Programming and Configuration
The XC3S1000 supports multiple configuration modes: Master Serial, Slave Serial, Master SPI, Master BPI (Parallel Flash), JTAG, and Slave Parallel. Configuration bitstream storage is typically provided by a Xilinx Platform Flash (XCF) device or SPI NOR flash.
Design Considerations
Power Supply Sequencing
Proper power-up sequencing is essential. The core supply (VCCINT = 1.2 V) and the auxiliary supply (VCCAUX = 2.5 V) should be applied before or simultaneously with I/O bank supplies (VCCO). Consult Xilinx Application Note XAPP453 and the Spartan-3 FPGA Family Data Sheet for detailed sequencing requirements.
Decoupling and Bypass Capacitors
For reliable FPGA operation, place 100 nF ceramic capacitors (X5R or X7R dielectric, 0402 or 0603 footprint) on every VCCINT, VCCAUX, and VCCO supply pin. Additional bulk capacitance (10 µF or greater) should be placed close to the power delivery network (PDN) on the PCB.
PCB Layout for BGA Packages
The FGG320 package uses a 1.0 mm ball pitch on a 320-ball array. Key PCB guidelines include using 0.45 mm pad diameter, via-in-pad or dogbone via escape routing for dense designs, and controlled-impedance traces for high-speed differential pairs.
Thermal Management
Under maximum toggle rate conditions, the XC3S1000 dissipates moderate power. For industrial environments near the +100°C ambient limit, ensure adequate airflow or passive heatsinking. Use Xilinx’s XPower Estimator tool to calculate design-specific power consumption.
Frequently Asked Questions (FAQ)
Q: What is the difference between XC3S1000-4FGG320I and XC3S1000-4FG320I? A: The “FGG” designator is used interchangeably with “FG” for the Spartan-3 FBGA 320-ball package in many part numbering contexts. Both refer to the same physical package. Always cross-reference the Xilinx packaging documentation for your specific design to confirm pin compatibility.
Q: Is the XC3S1000-4FGG320I still in production? A: The Spartan-3 family is considered a mature product by AMD Xilinx. While not actively promoted for new designs, the part remains available through authorized distributors and component brokers for existing designs and long-lifecycle industrial applications. For new designs, AMD recommends migrating to the Spartan-7 or Artix-7 families.

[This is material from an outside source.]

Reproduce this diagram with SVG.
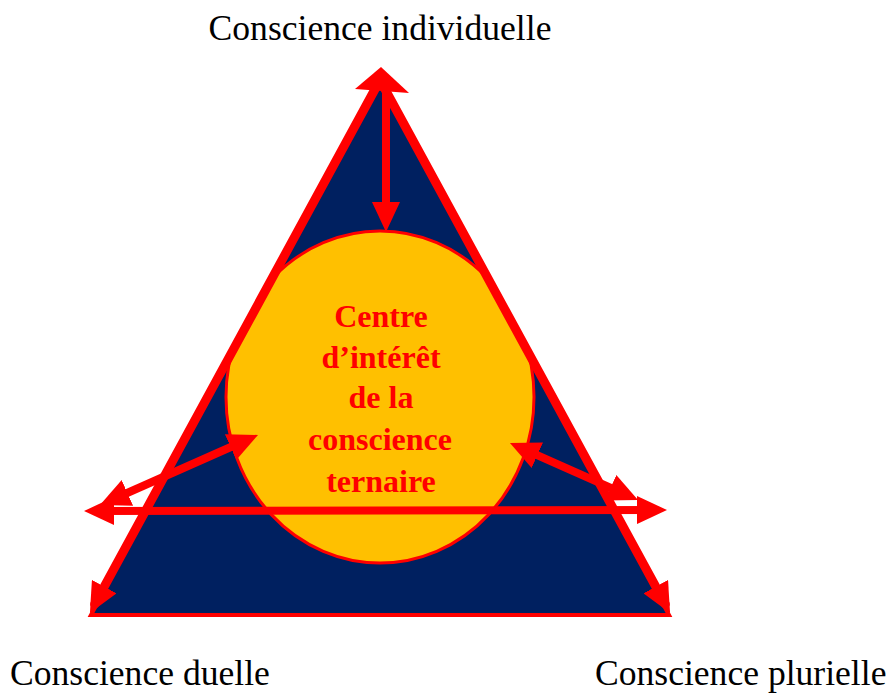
<svg xmlns="http://www.w3.org/2000/svg" width="892" height="694" viewBox="0 0 892 694">
  <style>
    .lbl { font-family: "Liberation Serif", "Times New Roman", serif; font-size: 35.6px; fill: #000; }
    .ctr { font-family: "Liberation Serif", "Times New Roman", serif; font-size: 32px; font-weight: bold; fill: #FF0000; text-anchor: middle; }
    .arr { stroke: #FF0000; stroke-width: 8; fill: none; }
    .edge { stroke: #FF0000; stroke-width: 9; fill: none; stroke-linecap: round; }
  </style>
  <defs>
    <marker id="head" viewBox="0 0 30 28" refX="20" refY="14" markerWidth="30" markerHeight="28" markerUnits="userSpaceOnUse" orient="auto-start-reverse">
      <path d="M0,0 L30,14 L0,28 Z" fill="#FF0000"/>
    </marker>
    <clipPath id="inside">
      <polygon points="380,78 91,615 669,615"/>
    </clipPath>
  </defs>
  <rect width="892" height="694" fill="#FFFFFF"/>

  <g id="triangle">
    <polygon points="380,78 91,615 669,615" fill="#002060" stroke="#FF0000" stroke-width="4" stroke-linejoin="miter"/>
  </g>

  <g id="centre">
    <ellipse cx="380" cy="397" rx="154" ry="166" fill="#FFC000" stroke="#FF0000" stroke-width="3" clip-path="url(#inside)"/>
  </g>

  <g id="connectors">
    <line class="edge" x1="380" y1="80" x2="94.7" y2="604.2" marker-end="url(#head)"/>
    <line class="edge" x1="380" y1="80" x2="665.3" y2="604.2" marker-end="url(#head)"/>
    <polygon points="381,67 409,93 355,89" fill="#FF0000"/>
    <line class="arr" x1="386" y1="86" x2="386" y2="222" marker-end="url(#head)"/>
    <line class="arr" x1="94" y1="511" x2="657" y2="510" marker-start="url(#head)" marker-end="url(#head)"/>
    <line class="arr" x1="109.1" y1="501" x2="248.9" y2="439" marker-start="url(#head)" marker-end="url(#head)"/>
    <line class="arr" x1="519.1" y1="447.1" x2="628.9" y2="495.9" marker-start="url(#head)" marker-end="url(#head)"/>
  </g>

  <g id="centre-label">
    <text class="ctr" x="381" y="327">Centre</text>
    <text class="ctr" x="381" y="368">d’intérêt</text>
    <text class="ctr" x="381" y="408">de la</text>
    <text class="ctr" x="380" y="450">conscience</text>
    <text class="ctr" x="381" y="492">ternaire</text>
  </g>

  <g id="individuelle">
    <text class="lbl" x="380" y="40" text-anchor="middle">Conscience individuelle</text>
  </g>
  <g id="duelle">
    <text class="lbl" x="10" y="685">Conscience duelle</text>
  </g>
  <g id="plurielle">
    <text class="lbl" x="595" y="685">Conscience plurielle</text>
  </g>
</svg>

Q: Can I use Vivado to program the XC3S1000-4FGG320I? A: Vivado Hardware Manager can be used to program Spartan-3 devices via JTAG. However, full design flow (synthesis and implementation) for Spartan-3 requires ISE Design Suite 14.7.
Q: What configuration device is recommended for use with the XC3S1000? A: Xilinx Platform Flash XL (XCF08P or XCF16P) and standard SPI NOR flash devices (e.g., 8 Mb or larger) are commonly used. The configuration bitstream size for the XC3S1000 is approximately 2.7 Mb.
Summary
The XC3S1000-4FGG320I is a proven, industrial-grade FPGA that combines 1 million system gates, 432 Kb of block RAM, 24 dedicated multipliers, and 4 DCMs in a compact 320-ball FBGA package. Its –4 speed grade delivers the highest performance within the Spartan-3 family, while the industrial temperature range (–40°C to +100°C) ensures reliable operation in demanding environments. Backed by the extensive Xilinx ISE ecosystem and a rich set of I/O standards, this device remains a solid choice for maintaining and extending existing industrial, communications, and embedded designs.